In Magdeburg wird Ernst Albrecht noch bejubelt

Niedersachsens Ministerpräsident macht Wahlkampf in der DDR / Sachsen-Anhalt und Niedersachsen sollen Partnerländer werden Eine Million Dachziegel als Soforthilfe / Albrecht verspricht ein zweites deutsches Wirtschaftswunder / Skeptische Reaktion  ■  Aus Magdeburg Jürgen Voges

Das dumpfseelige Begrüßungsklatschen wollte kein Ende nehmen. Für seinen Einzug hatte Ernst Albrecht den längsten Weg quer durch den Saal der Magdeburger Stadthalle gewählt. Die Feuerwehrkapelle aus Barterode bei Göttingen bließ die „Lustigen Hannoveraner“. Der Ministerpräsident ging im Takt der Blechmusik, winkte. Die zweieinhalbtausend Magdeburger Bürger waren aufgestanden, klatschen im Rhythmus, johlten, pfiffen und jubelten dem niedersächsischen Ministerpräsidenten zu.

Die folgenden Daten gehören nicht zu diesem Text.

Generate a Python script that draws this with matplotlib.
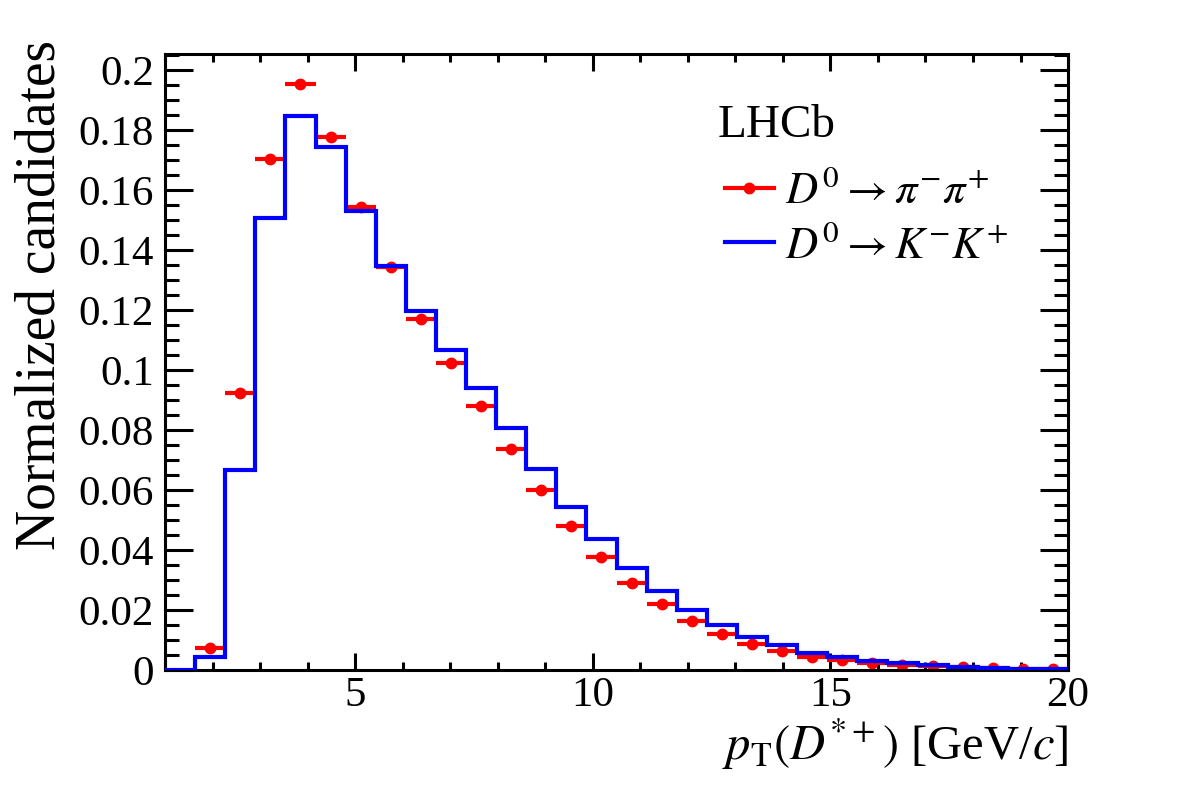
"""D*+ transverse momentum spectra for D0 -> pi pi and D0 -> K K (LHCb style)."""

import matplotlib

matplotlib.use("Agg")
import matplotlib.pyplot as plt
import numpy as np
from matplotlib.lines import Line2D
from matplotlib.ticker import MultipleLocator

plt.rcParams["font.family"] = "serif"
plt.rcParams["font.serif"] = ["Liberation Serif", "Times New Roman", "DejaVu Serif"]
plt.rcParams["mathtext.fontset"] = "stix"

# binning: 30 bins from 1 to 20 GeV/c
pt_lo, pt_hi, n_bins = 1.0, 20.0, 30

# D0 -> K- K+ (histogram)
kk = [0.0, 0.0044, 0.0667, 0.1507, 0.1847, 0.1744, 0.1530, 0.1348, 0.1197, 0.1065,
      0.0939, 0.0806, 0.0669, 0.0544, 0.0438, 0.0341, 0.0263, 0.0200, 0.0149, 0.0111,
      0.0082, 0.0058, 0.0043, 0.0030, 0.0022, 0.0016, 0.0010, 0.0007, 0.0004, 0.0003]

# D0 -> pi- pi+ (points), first bin empty
pipi = [np.nan, 0.0072, 0.0923, 0.1702, 0.1952, 0.1778, 0.1542, 0.1342, 0.1171, 0.1022,
        0.0880, 0.0738, 0.0601, 0.0480, 0.0378, 0.0289, 0.0219, 0.0162, 0.0120, 0.0088,
        0.0063, 0.0044, 0.0032, 0.0022, 0.0017, 0.0013, 0.0010, 0.0008, 0.0004, 0.0003]

edges = np.linspace(pt_lo, pt_hi, n_bins + 1)
centers = 0.5 * (edges[:-1] + edges[1:])
half_width = 0.5 * (edges[1] - edges[0])

fig = plt.figure(figsize=(11.82, 8.0), dpi=100)
ax = fig.add_axes([0.1396, 0.1625, 0.764, 0.77])

# red points with horizontal bin-width bars
ax.errorbar(centers, pipi, xerr=half_width, fmt="o", color="red", ms=7.5,
            elinewidth=3, capsize=0, zorder=2)
# blue histogram on top
ax.stairs(kk, edges, color="blue", linewidth=3, zorder=3)

ax.set_xlim(pt_lo, pt_hi)
ax.set_ylim(0, 0.2053)

ax.xaxis.set_major_locator(MultipleLocator(5))
ax.xaxis.set_minor_locator(MultipleLocator(1))
ax.yaxis.set_major_locator(MultipleLocator(0.02))
ax.yaxis.set_minor_locator(MultipleLocator(0.005))
ax.yaxis.set_major_formatter(lambda v, pos: f"{v:g}")

ax.tick_params(axis="both", which="both", direction="in", top=True, right=True,
               width=2.2, labelsize=31)
ax.tick_params(axis="x", which="major", length=12, pad=5)
ax.tick_params(axis="x", which="minor", length=6)
ax.tick_params(axis="y", which="major", length=20, pad=8)
ax.tick_params(axis="y", which="minor", length=10)
for spine in ax.spines.values():
    spine.set_linewidth(2.2)

fig.text(0.034, 0.95, "Normalized candidates", rotation=90, ha="center", va="top",
         fontsize=40)
fig.text(0.9036, 0.05, r"$p_{\mathrm{T}}(D^{*+})$ [GeV/$c$]", ha="right",
         va="baseline", fontsize=35)

fig.text(0.607, 0.829, "LHCb", va="baseline", fontsize=34)

handles = [
    Line2D([], [], color="red", linewidth=3, marker="o", ms=7.5),
    Line2D([], [], color="blue", linewidth=3),
]
labels = [r"$D^0 \rightarrow \pi^{-}\pi^{+}$", r"$D^0 \rightarrow K^{-}K^{+}$"]
fig.legend(handles, labels, loc="upper left", bbox_to_anchor=(0.598, 0.808),
           frameon=False, fontsize=32, handlelength=1.1, handletextpad=0.25,
           labelspacing=0.3, borderaxespad=0.0)

fig.savefig("out.png", dpi=100)
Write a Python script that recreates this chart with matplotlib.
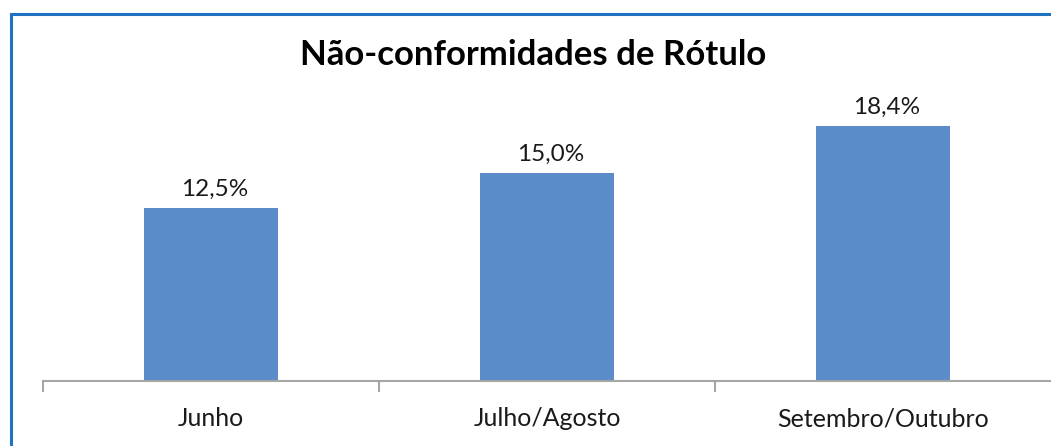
import matplotlib.pyplot as plt
from matplotlib.patches import Rectangle

categorias = ["Junho", "Julho/Agosto", "Setembro/Outubro"]
valores = [12.5, 15.0, 18.4]
rotulos = ["12,5%", "15,0%", "18,4%"]

W, H = 1051, 446
fig = plt.figure(figsize=(W / 100, H / 100), dpi=100)
plt.rcParams['font.family'] = ['Lato', 'DejaVu Sans']

# moldura azul (cortada à direita e em baixo)
fig.patches.append(Rectangle((11 / W, -0.05), 1.1, (H - 14) / H + 0.05,
                             transform=fig.transFigure, fill=False,
                             edgecolor='#1F72C0', linewidth=2.2))

y0 = 381
top = 100
ax = fig.add_axes([43 / W, (H - y0) / H, (W - 43) / W, (y0 - top) / H])
x = range(len(categorias))
ax.bar(x, valores, width=134 / 336, color='#5A8CC9')
ax.set_xlim(-0.5, 2.5)
ax.set_ylim(0, (y0 - top) / 13.84)
for xi, v, r in zip(x, valores, rotulos):
    ax.text(xi + 0.01, v + 0.6, r, ha='center', va='bottom', fontsize=17.5, color='#1a1a1a')

for s in ['top', 'right', 'left']:
    ax.spines[s].set_visible(False)
ax.spines['bottom'].set_color('#A6A6A6')
ax.spines['bottom'].set_linewidth(1.5)
ax.set_yticks([])
ax.set_xticks(x)
ax.set_xticklabels(categorias, fontsize=18, color='#1a1a1a')
ax.tick_params(axis='x', length=0, pad=19)
for b in [-0.5, 0.5, 1.5]:
    ax.plot([b, b], [0, -0.7], color='#A6A6A6', lw=1.5, clip_on=False)

fig.text(533 / W, (H - 55) / H, "Não-conformidades de Rótulo", ha='center', va='center',
         fontsize=25, fontweight='bold', color='#000000')

fig.savefig('out.png', dpi=100)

„Die Menschen in Sachsen-Anhalt und Niedersachsen - Partner in Deutschland“, hieß das Motto dieser ersten Großveranstaltung der niedersächsischen CDU in der DDR.

Der stellvertretende Bundesvorsitzende der Christdemokraten war als Künder der Wiedervereinigung nach Magdeburg gekommen: „Deutschland einig Vaterland“ und „Einigkeit und Recht und Freiheit für das deutsche Vaterland“, zitiert er die Hymnen beider deutscher Staaten und löst wieder Jubel aus. Albrecht propagierte „ein einiges, freiheitliches Deutschland von Frankfurt an der Oder bis Aachen“. Man müsse zwar Rücksicht auf die Nachbarstaaten nehmen, aber könne schon im Moment die „de facto-Einheit unseres Volkes schaffen“, etwa „die deutsche Staatsbürgerschaft auch in der DDR einführen“.

„Einige Millionen DM“ aus dem niedersächsischen Landeshaushalt für das Gesundheitswesen und „eine Million Dachziegeln samt dazugehörigen Dachrinnen“ hat Ernst Albrecht am Sonntag den Magdeburgern als Soforthilfe mitgebracht und dazu noch vier gute „Ratschläge“. Bei der Wahl in der DDR müsse der „Rechtsstaat gesichert“, eine „dynanische Rente“ eingeführt und die Umwelt verbessert werden, vor allem aber müsse „aus dem wirtschaftlichen Niedergang der DDR schnell ein Aufschwung gemacht werden“. „Das Volk der DDR hat sich längst für die soziale Marktwirtschaft entschieden. Wenn sie das richtig machen, wird es ein zweites deutsches Wirtschaftswunder geben“.

„Ihr Ausdruck Wirtschaftswunder hat mich sehr betroffen gemacht, bei unserer darnieder liegenden Wirtschaft kann ich das mir nicht vorstellen“, lautete dann in der Diskussion die erste Frage einer Magdeburger Bürgerin. Die Menschen in der DDR seien genauso fleißig wie in der Bundesrepublik und hätten eine relativ gute Ausbildung, antwortete Albrecht. Die Produktivität in der DDR sei nur durch die Störungen im Wirtschaftskreislauf so niedrig, die die Planwirtschaft verursache. Großzügige Hilfe versprach der Ministerpräsident nicht. Auch an der Elbe war der Jubel beim Einzug des Ministerpräsident weitaus größer als am Ende seines Auftritts.